The ratio of the capacitance of a capacitor with a given dielectric to the capacitance of an otherwise identical capacitor having air or vacuum for its dielectric.

One of the principal factors affecting the capacitance of a capacitor is the type of dielectric material used between plates. These materials, insulators, are rated by their ability to produce dielectric flux in terms of a parameter called dielectric constant (k). Materials having a high dielectric constant can create more capacitance than ones with a low k for the same plate area and separation.

A standard is necessary for comparing the dielectric constant of one material to another. A vacuum serves as this standard and is assigned a **value of unity**. Air has essentially the same value. The dielectric constant of all materials is **compared with that of a vacuum**. Thus, if a particular dielectric material has a k value of 6.5, it will produce 6.5 times more capacity than if a vacuum were used in the same-size capacitor. The dielectric strength of a number of materials is given in Table 1.

Material | Dielectric Constant k |
---|---|

Air or Vacuum | 1 |

Paper | 2.0-6.0 |

Plastic | 2.1-6.0 |

Mineral Oil | 2.2-2.3 |

Polystyrene | 2.6 |

Silicon Oil | 2.7-2.8 |

Quartz | 3.8-4.4 |

Glass | 4.8-8.0 |

Porcelain | 5.1-5.9 |

Mica | 5.4-8.7 |

Askarel Oil | 5.6-5.9 |

Aluminum oxide | 8.4 |

Tantalum pentoxide | 26 |

Ceramic | 12-400,000 |

**Table 1:** Dielectric Constants

**Factors Affecting Capacitance**

Several factors affect the ability of a capacitor to store an electric charge. They are as follows:

- The area of the plates
- The distance between the plates
- The dielectric constant of the material between plates

The relationship of these parameters can be understood by reference to the elemental parallel-plate capacitor illustrated in Figure 1.

**Figure 1.** Parallel-Plate Capacitor

The following formula also expresses the relationship:

**$C=0.224\frac{kA}{d}$**

Where

K = Dielectric constant of the material between the plates

A = Area of one plate in square inches

D = Distance between plates in inches

0.224 = conversion factor when using inches

When the dimensions are in centimeters (cm), use the following formula:

$C=0.08842\frac{kA}{d}$

Where

K=dielectric constant of the material between the plates

A= area of one plate in square cm

D = distance between plates in cm

0.224 = conversion factor when using centimeters

An examination of these formulas indicates that the capacitance varies directly with plate area and inversely with the spacing between plates. The dielectric constant also directly affects the capacitance. For example, if mica is substituted for air as the dielectric, the capacitance will increase from 5.4 to 8.7 times.

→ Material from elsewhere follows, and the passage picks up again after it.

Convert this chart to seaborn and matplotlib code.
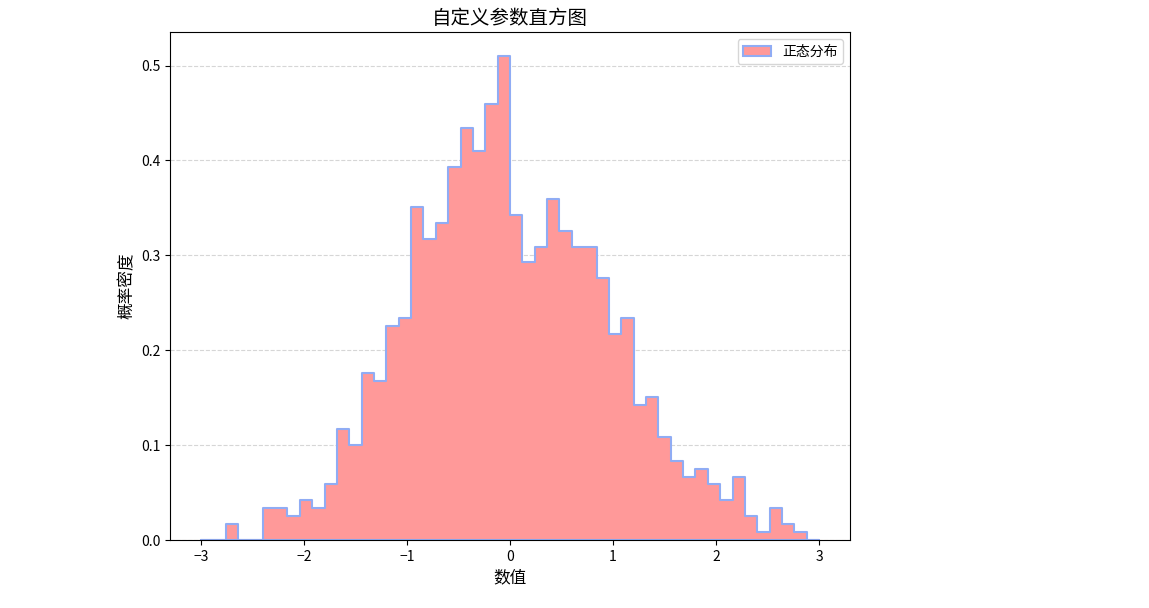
import seaborn as sns
import matplotlib.pyplot as plt
import numpy as np
import pandas as pd

plt.rcParams['font.family'] = ['Noto Sans CJK SC', 'DejaVu Sans']

# 50 bins over [-3, 3], counts (N = 1000)
bin_edges = np.linspace(-3, 3, 51)
counts = [0, 0, 2, 0, 0, 4, 4, 3, 5, 4,
          7, 14, 12, 21, 20, 27, 28, 42, 38, 40,
          47, 52, 49, 55, 61, 41, 35, 37, 43, 39,
          37, 37, 33, 26, 28, 17, 18, 13, 10, 8,
          9, 7, 5, 8, 3, 1, 4, 2, 1, 0]

data = pd.DataFrame({
    "值": (bin_edges[:-1] + bin_edges[1:]) / 2,
    "次数": counts,
})

fig = plt.figure(figsize=(11.49, 6.08), dpi=100)
ax = fig.add_axes([170 / 1149, 1 - 540 / 608, 680 / 1149, 508 / 608])

sns.histplot(data=data, x="值", weights="次数", bins=50, binrange=(-3, 3),
             stat="density", element="step", fill=True, color="#ff9999",
             alpha=1.0, edgecolor="#90acf4", linewidth=1.5,
             label="正态分布", ax=ax)

ax.grid(axis="y", linestyle="--", color="#cccccc", alpha=0.8)
ax.set_axisbelow(True)
ax.set_title("自定义参数直方图", fontsize=14)
ax.set_xlabel("数值", fontsize=12)
ax.set_ylabel("概率密度", fontsize=12)
ax.set_xticks([-3, -2, -1, 0, 1, 2, 3])
ax.set_yticks([0.0, 0.1, 0.2, 0.3, 0.4, 0.5])
ax.legend(loc="upper right")

fig.savefig("out.png", dpi=100)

If the capacitor is composed of more than two parallel plates, its capacitance in picofarads is calculated by the following formula:

$C=0.08842\frac{kA}{d}(n-1)$

Where n is the number of plates.

**Example**

A simple capacitor has two parallel plates separated by 2 cm. If the area of one plate is 100 cm^{2} and the dialectic is polystyrene, what is the capacitance in picofarads?

**Solution**

$C=0.08842*\frac{2.6*100}{2}=11.49\text{ pF}$

In the above solution, 2.6 is the dielectric constant of polystyrene given in Table 1.